Give back exactly the lines from the beginning of the listing below to the line holding "mew=1.0, zorder=4)", both ends included; the pictures stay out.

———

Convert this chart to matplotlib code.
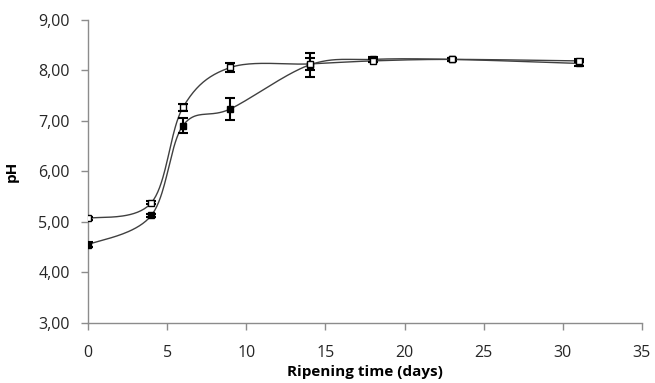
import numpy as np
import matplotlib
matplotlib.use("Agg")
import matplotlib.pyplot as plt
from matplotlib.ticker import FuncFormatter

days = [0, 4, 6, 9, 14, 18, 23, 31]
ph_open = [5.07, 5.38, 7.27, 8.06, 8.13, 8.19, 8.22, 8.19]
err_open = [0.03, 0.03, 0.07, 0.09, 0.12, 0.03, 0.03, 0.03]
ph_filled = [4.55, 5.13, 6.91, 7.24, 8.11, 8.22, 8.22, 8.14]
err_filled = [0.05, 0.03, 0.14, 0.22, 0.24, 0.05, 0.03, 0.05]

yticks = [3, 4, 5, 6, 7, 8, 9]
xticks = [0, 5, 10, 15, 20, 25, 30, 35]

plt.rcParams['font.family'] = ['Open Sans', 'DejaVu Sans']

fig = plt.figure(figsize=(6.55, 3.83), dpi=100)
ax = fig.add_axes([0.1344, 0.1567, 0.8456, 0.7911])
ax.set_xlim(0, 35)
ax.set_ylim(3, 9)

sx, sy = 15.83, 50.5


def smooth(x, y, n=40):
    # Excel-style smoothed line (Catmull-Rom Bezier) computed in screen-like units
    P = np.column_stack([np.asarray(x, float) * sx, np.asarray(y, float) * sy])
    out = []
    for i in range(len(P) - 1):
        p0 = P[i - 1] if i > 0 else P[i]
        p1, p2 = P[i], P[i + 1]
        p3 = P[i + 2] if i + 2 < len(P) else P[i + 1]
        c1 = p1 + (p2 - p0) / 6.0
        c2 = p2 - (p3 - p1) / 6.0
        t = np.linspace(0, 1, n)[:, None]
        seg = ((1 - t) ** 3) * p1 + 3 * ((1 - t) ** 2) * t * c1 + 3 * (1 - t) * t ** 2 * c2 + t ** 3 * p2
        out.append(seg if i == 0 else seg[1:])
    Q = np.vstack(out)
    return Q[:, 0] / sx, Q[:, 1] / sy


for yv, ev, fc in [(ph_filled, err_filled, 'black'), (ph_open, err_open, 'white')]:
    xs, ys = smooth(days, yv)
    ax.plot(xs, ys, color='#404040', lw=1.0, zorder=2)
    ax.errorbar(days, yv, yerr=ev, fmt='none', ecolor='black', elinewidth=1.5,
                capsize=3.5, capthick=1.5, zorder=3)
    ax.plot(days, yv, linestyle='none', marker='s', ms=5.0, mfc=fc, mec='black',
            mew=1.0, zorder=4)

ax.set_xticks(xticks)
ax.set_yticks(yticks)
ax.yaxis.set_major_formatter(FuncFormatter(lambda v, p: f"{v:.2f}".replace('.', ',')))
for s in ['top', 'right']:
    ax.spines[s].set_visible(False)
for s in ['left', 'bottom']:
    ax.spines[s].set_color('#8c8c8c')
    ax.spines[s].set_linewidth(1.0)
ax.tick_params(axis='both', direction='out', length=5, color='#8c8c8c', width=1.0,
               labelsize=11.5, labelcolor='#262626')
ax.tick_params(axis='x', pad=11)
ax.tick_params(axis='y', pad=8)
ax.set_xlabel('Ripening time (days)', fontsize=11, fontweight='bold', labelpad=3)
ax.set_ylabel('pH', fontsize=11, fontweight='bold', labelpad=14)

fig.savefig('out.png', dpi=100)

———

* [RESULT]:
Convert this chart to matplotlib code.
import numpy as np
import matplotlib
matplotlib.use("Agg")
import matplotlib.pyplot as plt
from matplotlib.ticker import FuncFormatter

days = [0, 4, 6, 9, 14, 18, 23, 31]
ph_open = [5.07, 5.38, 7.27, 8.06, 8.13, 8.19, 8.22, 8.19]
err_open = [0.03, 0.03, 0.07, 0.09, 0.12, 0.03, 0.03, 0.03]
ph_filled = [4.55, 5.13, 6.91, 7.24, 8.11, 8.22, 8.22, 8.14]
err_filled = [0.05, 0.03, 0.14, 0.22, 0.24, 0.05, 0.03, 0.05]

yticks = [3, 4, 5, 6, 7, 8, 9]
xticks = [0, 5, 10, 15, 20, 25, 30, 35]

plt.rcParams['font.family'] = ['Open Sans', 'DejaVu Sans']

fig = plt.figure(figsize=(6.55, 3.83), dpi=100)
ax = fig.add_axes([0.1344, 0.1567, 0.8456, 0.7911])
ax.set_xlim(0, 35)
ax.set_ylim(3, 9)

sx, sy = 15.83, 50.5


def smooth(x, y, n=40):
    # Excel-style smoothed line (Catmull-Rom Bezier) computed in screen-like units
    P = np.column_stack([np.asarray(x, float) * sx, np.asarray(y, float) * sy])
    out = []
    for i in range(len(P) - 1):
        p0 = P[i - 1] if i > 0 else P[i]
        p1, p2 = P[i], P[i + 1]
        p3 = P[i + 2] if i + 2 < len(P) else P[i + 1]
        c1 = p1 + (p2 - p0) / 6.0
        c2 = p2 - (p3 - p1) / 6.0
        t = np.linspace(0, 1, n)[:, None]
        seg = ((1 - t) ** 3) * p1 + 3 * ((1 - t) ** 2) * t * c1 + 3 * (1 - t) * t ** 2 * c2 + t ** 3 * p2
        out.append(seg if i == 0 else seg[1:])
    Q = np.vstack(out)
    return Q[:, 0] / sx, Q[:, 1] / sy


for yv, ev, fc in [(ph_filled, err_filled, 'black'), (ph_open, err_open, 'white')]:
    xs, ys = smooth(days, yv)
    ax.plot(xs, ys, color='#404040', lw=1.0, zorder=2)
    ax.errorbar(days, yv, yerr=ev, fmt='none', ecolor='black', elinewidth=1.5,
                capsize=3.5, capthick=1.5, zorder=3)
    ax.plot(days, yv, linestyle='none', marker='s', ms=5.0, mfc=fc, mec='black',
            mew=1.0, zorder=4)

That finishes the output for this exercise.